After Saturday night, Strikeforce will be no more, and a chapter of MMA’s short history will be consigned to the record books. Coker may never be mentioned in the same breath as UFC founder Art Davie or the Fertitta brothers, but his contribution to a sporting success story has been a remarkable one.
It’s been a tumultuous year for light-heavyweight kingpin Jon Jones. Vilified for his refusal to fight Chael Sonnen at short notice at UFC 151, “Bones” regained a measure of respect by despatching Vitor Belfort and now opposes Sonnen as a coach on “The Ultimate Fighter” reality series. With his relationship with Dana White seemingly stronger than ever, the prospects are limitless for a man widely tipped to become the greatest of his era.
However, when it comes to Jones, some people have long memories.
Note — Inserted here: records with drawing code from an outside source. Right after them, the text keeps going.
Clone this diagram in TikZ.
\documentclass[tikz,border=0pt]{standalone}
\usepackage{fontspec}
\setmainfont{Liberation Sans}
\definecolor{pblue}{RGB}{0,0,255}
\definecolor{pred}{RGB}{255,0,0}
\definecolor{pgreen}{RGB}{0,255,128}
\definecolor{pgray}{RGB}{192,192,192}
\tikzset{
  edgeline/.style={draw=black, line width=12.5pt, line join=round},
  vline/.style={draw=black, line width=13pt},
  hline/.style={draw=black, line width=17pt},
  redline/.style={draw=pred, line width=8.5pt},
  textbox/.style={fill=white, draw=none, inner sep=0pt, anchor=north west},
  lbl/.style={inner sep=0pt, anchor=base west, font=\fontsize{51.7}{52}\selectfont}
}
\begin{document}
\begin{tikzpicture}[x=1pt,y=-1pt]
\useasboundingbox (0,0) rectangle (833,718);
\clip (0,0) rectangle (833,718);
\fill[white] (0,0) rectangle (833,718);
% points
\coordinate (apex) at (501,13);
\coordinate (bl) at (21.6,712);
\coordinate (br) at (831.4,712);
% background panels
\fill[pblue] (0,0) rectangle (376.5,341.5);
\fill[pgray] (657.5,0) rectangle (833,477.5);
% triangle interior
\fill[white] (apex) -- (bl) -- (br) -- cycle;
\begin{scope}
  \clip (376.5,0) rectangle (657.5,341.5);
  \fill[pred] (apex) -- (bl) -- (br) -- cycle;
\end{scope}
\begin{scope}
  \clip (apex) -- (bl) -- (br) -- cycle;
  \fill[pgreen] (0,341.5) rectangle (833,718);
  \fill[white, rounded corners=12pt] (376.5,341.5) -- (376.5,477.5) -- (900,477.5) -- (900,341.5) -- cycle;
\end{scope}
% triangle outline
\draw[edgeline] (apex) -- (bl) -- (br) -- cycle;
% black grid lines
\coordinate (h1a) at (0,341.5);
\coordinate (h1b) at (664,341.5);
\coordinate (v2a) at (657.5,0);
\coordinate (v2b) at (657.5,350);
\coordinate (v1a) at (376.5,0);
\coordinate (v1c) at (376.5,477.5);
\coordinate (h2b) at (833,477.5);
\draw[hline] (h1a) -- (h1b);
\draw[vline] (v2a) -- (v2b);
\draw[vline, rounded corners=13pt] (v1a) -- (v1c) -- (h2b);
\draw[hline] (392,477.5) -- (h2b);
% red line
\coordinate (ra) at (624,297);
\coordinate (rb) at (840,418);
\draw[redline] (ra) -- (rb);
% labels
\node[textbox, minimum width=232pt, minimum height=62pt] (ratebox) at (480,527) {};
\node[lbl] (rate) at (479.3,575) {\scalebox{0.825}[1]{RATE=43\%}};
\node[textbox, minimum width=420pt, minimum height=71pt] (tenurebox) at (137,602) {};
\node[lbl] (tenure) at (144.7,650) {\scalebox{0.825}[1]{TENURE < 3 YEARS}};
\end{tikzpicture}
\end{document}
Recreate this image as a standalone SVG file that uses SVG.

And none more so than the UK’s respected MMA journalist Gareth A. Davies. The latter is the voice of the excellent ESPN UFC podcast, essential listening for MMA fans on both sides of the pond. Those who tuned in this week heard Davies once again take Jones to task over a seemingly innocent litter-dropping incident dating back to 2010. Jones, at the time a wide-eyed prospect with the world at his feet, made the mistake of de-flowering Davies’ Mercedes with said litter en route back from a press conference. Despite apologising at the time for his indiscretion, subsequent encounters between the two have seen Jones sheepishly deny the infraction.
Davies responded this week as any proud man should - by bringing in someone significantly stronger to fight the battle on his behalf. This week he implored podcast guest Daniel Cormier to teach Jones a violent lesson for his litterbugging should the two ever meet in the 205lb division.
Davies is rightly among the nominees for MMA Journalist of the Year. If he reacts with such fury to some rogue wastepaper, just imagine the consequences should the journalistic jewels go elsewhere.
If I were Ariel Helwani, I’d be glancing nervously over my shoulder.